-- BEGIN DATASET SECTION --

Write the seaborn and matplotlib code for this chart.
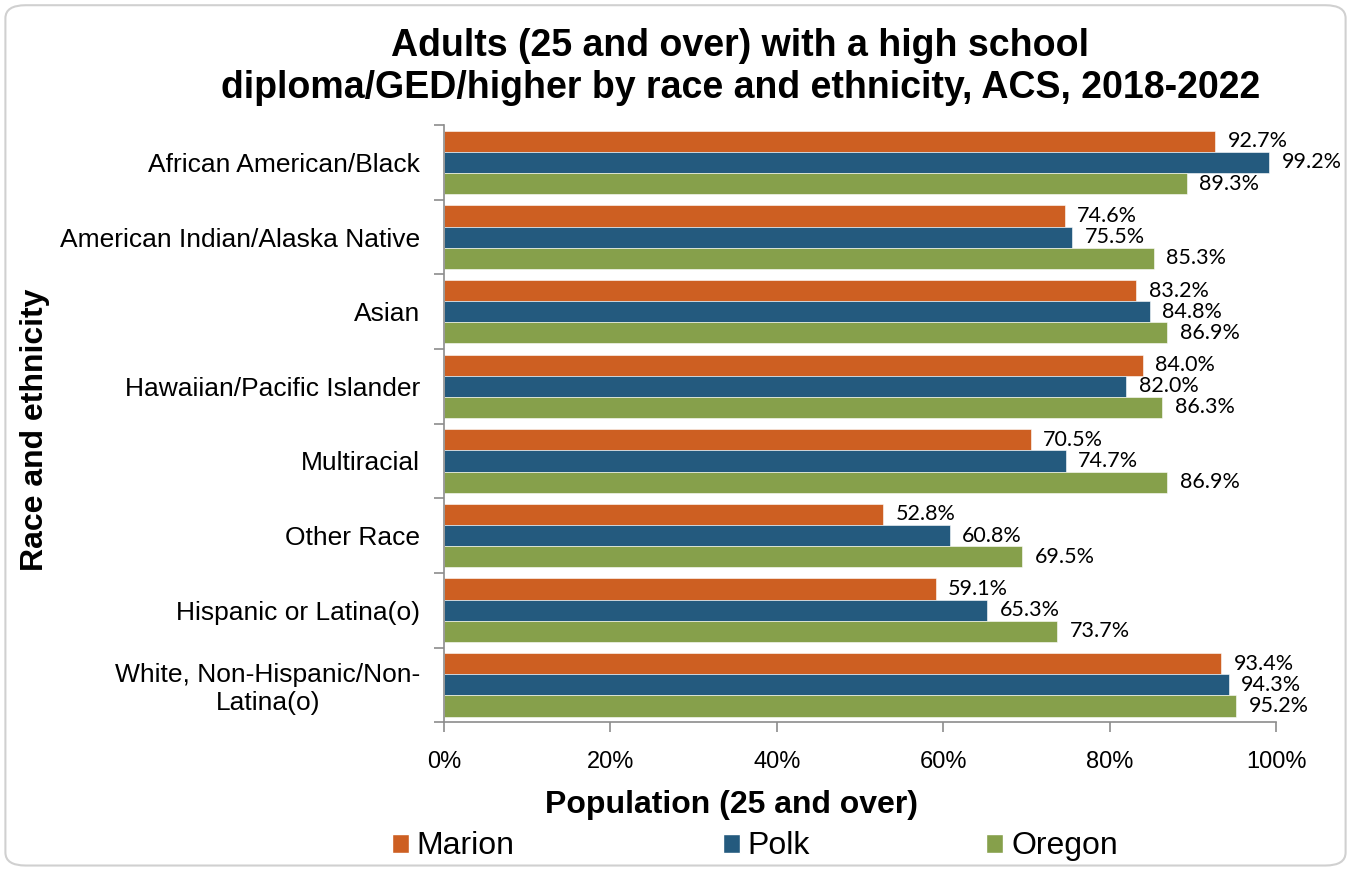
import pandas as pd
import numpy as np
import matplotlib.pyplot as plt
import seaborn as sns
from matplotlib.patches import FancyBboxPatch, Patch

# data
categories = ["African American/Black", "American Indian/Alaska Native", "Asian",
              "Hawaiian/Pacific Islander", "Multiracial", "Other Race",
              "Hispanic or Latina(o)", "White, Non-Hispanic/Non-\nLatina(o)"]
series = ["Marion", "Polk", "Oregon"]
marion = [92.7, 74.6, 83.2, 84.0, 70.5, 52.8, 59.1, 93.4]
polk = [99.2, 75.5, 84.8, 82.0, 74.7, 60.8, 65.3, 94.3]
oregon = [89.3, 85.3, 86.9, 86.3, 86.9, 69.5, 73.7, 95.2]
colors = ["#CD5F22", "#245A7E", "#86A04B"]
x_ticks = [0, 20, 40, 60, 80, 100]

df = pd.DataFrame({
    "Race": categories * 3,
    "County": [s for s in series for _ in categories],
    "Pct": marion + polk + oregon,
})

sns.set_style("white")
plt.rcParams["font.family"] = ["Liberation Sans", "DejaVu Sans"]
plt.rcParams.update({"text.color": "black", "axes.labelcolor": "black",
                     "xtick.color": "black", "ytick.color": "black"})

fig = plt.figure(figsize=(13.51, 8.69), dpi=100)
ax = fig.add_axes([0.3286, 0.169, 0.6159, 0.687])

sns.barplot(data=df, y="Race", x="Pct", hue="County", order=categories,
            hue_order=series, palette=colors, width=0.85, gap=0,
            orient="h", ax=ax, legend=False, saturation=1,
            edgecolor="white", linewidth=0.4)

for cont in ax.containers:
    ax.bar_label(cont, fmt="{:.1f}%", padding=9, fontsize=15.5,
                 family=["Lato", "DejaVu Sans"], color="black")

ax.set_xlim(0, 100)
ax.set_ylim(len(categories) - 0.5, -0.5)
ax.set_xticks(x_ticks)
ax.set_xticklabels([f"{t}%" for t in x_ticks], fontsize=17)
ax.set_yticks(range(len(categories)))
ax.set_yticklabels(categories, fontsize=19)
ax.set_yticks(np.arange(-0.5, len(categories)), minor=True)
ax.tick_params(axis="y", which="major", left=False, length=0, pad=17)
ax.tick_params(axis="y", which="minor", left=True, length=7, color="#8c8c8c",
               width=1.2, direction="out")
ax.tick_params(axis="x", bottom=True, length=7, color="#8c8c8c", width=1.2,
               direction="out", pad=14)
for lab in ax.get_yticklabels():
    lab.set_horizontalalignment("right")
    lab.set_multialignment("center")

sns.despine(ax=ax, top=True, right=True)
for side in ["left", "bottom"]:
    ax.spines[side].set_color("#8c8c8c")
    ax.spines[side].set_linewidth(1.2)

ax.set_xlabel("Population (25 and over)", fontsize=23, fontweight="bold")
ax.xaxis.set_label_coords(0.346, -0.114)
ax.set_ylabel("")
fig.text(0.026, 0.505, "Race and ethnicity", rotation=90, fontsize=23,
         fontweight="bold", ha="center", va="center")

fig.text(0.548, 0.923, "Adults (25 and over) with a high school\n"
         "diploma/GED/higher by race and ethnicity, ACS, 2018-2022",
         fontsize=27, fontweight="bold", ha="center", va="center", linespacing=1.2)

# legend entries are spaced unevenly in the original, so one legend per entry
for c, s, xpos in zip(colors, series, [0.290, 0.535, 0.730]):
    fig.legend(handles=[Patch(facecolor=c, label=s)], loc="center left",
               bbox_to_anchor=(xpos, 0.026), frameon=False, fontsize=23,
               handlelength=0.53, handleheight=0.53, handletextpad=0.25,
               borderpad=0, borderaxespad=0)

border = FancyBboxPatch((0.004, 0.004), 0.992, 0.99, boxstyle="round,pad=0,rounding_size=0.015",
                        transform=fig.transFigure, fill=False, edgecolor="#d0d0d0", linewidth=1.5)
fig.patches.append(border)

plt.savefig("out.png", dpi=100)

-- END DATASET SECTION --

__WHAT YOU WILL DO__.
Starting with the first line of the data above and ending with the line containing "x_ticks = [0, 20, 40, 60, 80, 100]", please restate every line exactly, leaving images out.

__THE OUTPUT__.
Write the seaborn and matplotlib code for this chart.
import pandas as pd
import numpy as np
import matplotlib.pyplot as plt
import seaborn as sns
from matplotlib.patches import FancyBboxPatch, Patch

# data
categories = ["African American/Black", "American Indian/Alaska Native", "Asian",
              "Hawaiian/Pacific Islander", "Multiracial", "Other Race",
              "Hispanic or Latina(o)", "White, Non-Hispanic/Non-\nLatina(o)"]
series = ["Marion", "Polk", "Oregon"]
marion = [92.7, 74.6, 83.2, 84.0, 70.5, 52.8, 59.1, 93.4]
polk = [99.2, 75.5, 84.8, 82.0, 74.7, 60.8, 65.3, 94.3]
oregon = [89.3, 85.3, 86.9, 86.3, 86.9, 69.5, 73.7, 95.2]
colors = ["#CD5F22", "#245A7E", "#86A04B"]
x_ticks = [0, 20, 40, 60, 80, 100]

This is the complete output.